On another note, the Taiwanese doctor-writer 張渝歌 Chang Yu-ko’s horror novel, Whisper 荒聞, originally released in 2019, has been translated into English by Roddy Flagg, and is scheduled to be published in October this year by the London-based independent publishing house, Honford Star—who announced this piece of news with pre-ordering available now on their website. Different from Chang’s previous detective stories, Whisper is based on a true incident involving the novelist’s friend; its plot revolves around the life of a taxi driver in Taipei, weaving together the island’s Japanese colonial past and history of the oppressed indigenous peoples, with the novel’s horror elements deriving from the strange sounds and voices haunting its characters.

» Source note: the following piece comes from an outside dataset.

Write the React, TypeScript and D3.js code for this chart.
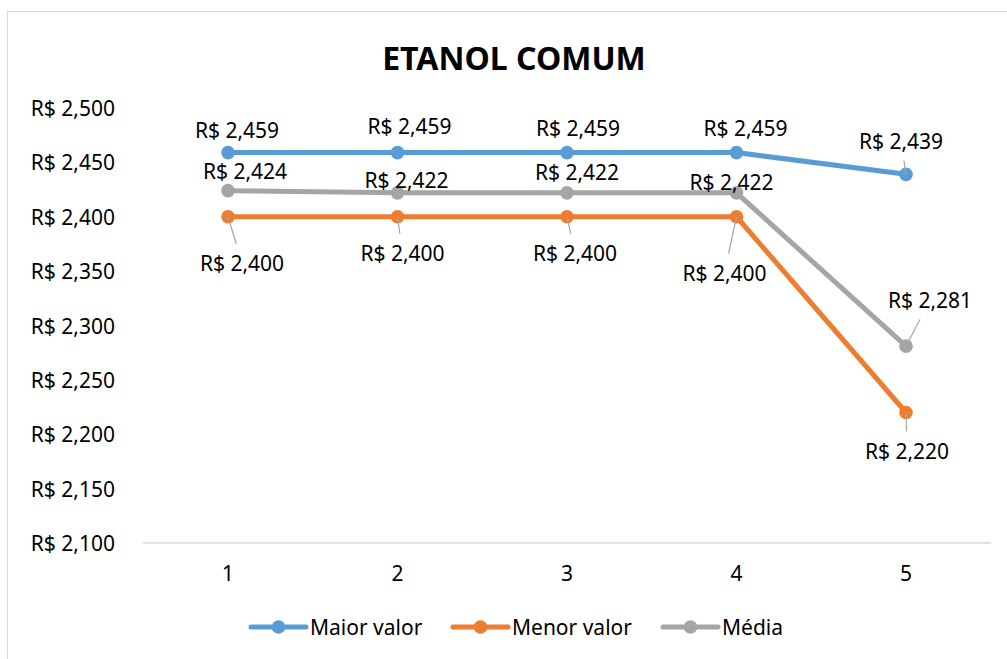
import { useMemo } from "react"
import * as d3 from "d3"

const categories = ["1", "2", "3", "4", "5"]
const seriesNames = ["Maior valor", "Menor valor", "Média"]
const maiorValor = [2.459, 2.459, 2.459, 2.459, 2.439]
const menorValor = [2.4, 2.4, 2.4, 2.4, 2.22]
const media = [2.424, 2.422, 2.422, 2.422, 2.281]
const yTicks = [2.1, 2.15, 2.2, 2.25, 2.3, 2.35, 2.4, 2.45, 2.5]

const colors = ["#5B9BD5", "#ED7D31", "#A5A5A5"]

// label placement (offset of label centre from its point), and whether a leader line is drawn
const labelLayout: Array<Array<{ dx: number; dy: number; leader: boolean }>> = [
  [
    { dx: 9, dy: -23, leader: false },
    { dx: 12, dy: -27, leader: false },
    { dx: 11, dy: -25, leader: false },
    { dx: 9, dy: -25, leader: false },
    { dx: -5, dy: -33, leader: true },
  ],
  [
    { dx: 14, dy: 46, leader: true },
    { dx: 5, dy: 36, leader: true },
    { dx: 8, dy: 36, leader: true },
    { dx: -12, dy: 56, leader: true },
    { dx: 1, dy: 38, leader: true },
  ],
  [
    { dx: 17, dy: -20, leader: false },
    { dx: 9, dy: -13, leader: false },
    { dx: 10, dy: -21, leader: false },
    { dx: -5, dy: -11, leader: false },
    { dx: 24, dy: -46, leader: true },
  ],
]
const legendX = [251, 453, 663]

const W = 1007
const H = 659
const font = "'Noto Sans', sans-serif"
const fs = 21
const fmt = (v: number) => "R$ " + d3.format(".3f")(v).replace(".", ",")

export default function App() {
  const series = [maiorValor, menorValor, media]

  const x = useMemo(
    () => d3.scalePoint<string>().domain(categories).range([143.25, 990.75]).padding(0.5),
    [],
  )
  const y = useMemo(() => d3.scaleLinear().domain([2.1, 2.5]).range([543, 108]), [])

  const line = d3
    .line<number>()
    .x((_, i) => x(categories[i]) as number)
    .y((d) => y(d))

  // leader from the point to just outside the label box
  const leader = (px: number, py: number, cx: number, cy: number) => {
    const dx = px - cx
    const dy = py - cy
    const s = Math.min(dx === 0 ? Infinity : 50 / Math.abs(dx), dy === 0 ? Infinity : 19 / Math.abs(dy))
    if (s >= 1) return null
    return { x2: cx + s * dx, y2: cy + s * dy }
  }

  return (
    <svg
      width={W}
      height={H}
      style={{ position: "absolute", left: 0, top: 0, display: "block", background: "#fff" }}
      fontFamily={font}
    >
      <rect x={7.5} y={11.5} width={1010} height={660} fill="#fff" stroke="#D9D9D9" />

      <text x={514} y={57} textAnchor="middle" dominantBaseline="central" fontSize={32} fontWeight="bold" fill="#000">
        ETANOL COMUM
      </text>

      {/* y axis labels */}
      {yTicks.map((t) => (
        <text key={t} x={115} y={y(t)} textAnchor="end" dominantBaseline="central" fontSize={fs} fill="#000">
          {fmt(t)}
        </text>
      ))}

      {/* x axis */}
      <line x1={143} x2={991} y1={y(2.1)} y2={y(2.1)} stroke="#D9D9D9" strokeWidth={1.5} />
      {categories.map((c) => (
        <text key={c} x={x(c)} y={573} textAnchor="middle" dominantBaseline="central" fontSize={fs} fill="#000">
          {c}
        </text>
      ))}

      {/* lines */}
      {series.map((s, si) => (
        <path key={si} d={line(s) ?? ""} fill="none" stroke={colors[si]} strokeWidth={5} strokeLinejoin="round" />
      ))}
      {series.map((s, si) =>
        s.map((v, i) => <circle key={`${si}-${i}`} cx={x(categories[i])} cy={y(v)} r={6.8} fill={colors[si]} />),
      )}

      {/* leader lines */}
      {series.map((s, si) =>
        s.map((v, i) => {
          const L = labelLayout[si][i]
          if (!L.leader) return null
          const px = x(categories[i]) as number
          const py = y(v)
          const e = leader(px, py, px + L.dx, py + L.dy)
          if (!e) return null
          return <line key={`l${si}-${i}`} x1={px} y1={py} x2={e.x2} y2={e.y2} stroke="#A6A6A6" strokeWidth={1.2} />
        }),
      )}

      {/* data labels */}
      {series.map((s, si) =>
        s.map((v, i) => {
          const L = labelLayout[si][i]
          const px = x(categories[i]) as number
          return (
            <text
              key={`t${si}-${i}`}
              x={px + L.dx}
              y={y(v) + L.dy}
              textAnchor="middle"
              dominantBaseline="central"
              fontSize={fs}
              fill="#000"
            >
              {fmt(v)}
            </text>
          )
        }),
      )}

      {/* legend */}
      {seriesNames.map((n, i) => (
        <g key={n} transform={`translate(${legendX[i]},627)`}>
          <line x1={0} x2={55} y1={0} y2={0} stroke={colors[i]} strokeWidth={5} strokeLinecap="round" />
          <circle cx={27.5} cy={0} r={6.8} fill={colors[i]} />
          <text x={59} y={0} dominantBaseline="central" fontSize={fs} fill="#000">
            {n}
          </text>
        </g>
      ))}
    </svg>
  )
}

The Center of Taiwan Studies at SOAS released an exciting lineup of film-screenings and workshops for this summer, entitled “Taiwan Post-New Wave Cinema Project.” Starting from June 21, the center will be screening post-new wave Taiwanese films, including 楊雅喆 Yang Ya-che’s  The Magician on the Skywalk and Girlfriend, Boyfriend; 黃熙 Huang Xi’s Missing Johnny; and 陳玉勳 Chen Yu-hsun’s Love Go Go, The Moveable Feast, and Hippocamp Hair Salon, among others. From June 28, directors of the screened films will be invited to join Q&A panels with audience participation, and a roundtable will be held with the purpose of introducing contemporary Taiwanese cinema from the perspectives of female directors. The screening events are open to audiences registered with a UK email address, whereas the Q&As and the roundtable are accessible to the public.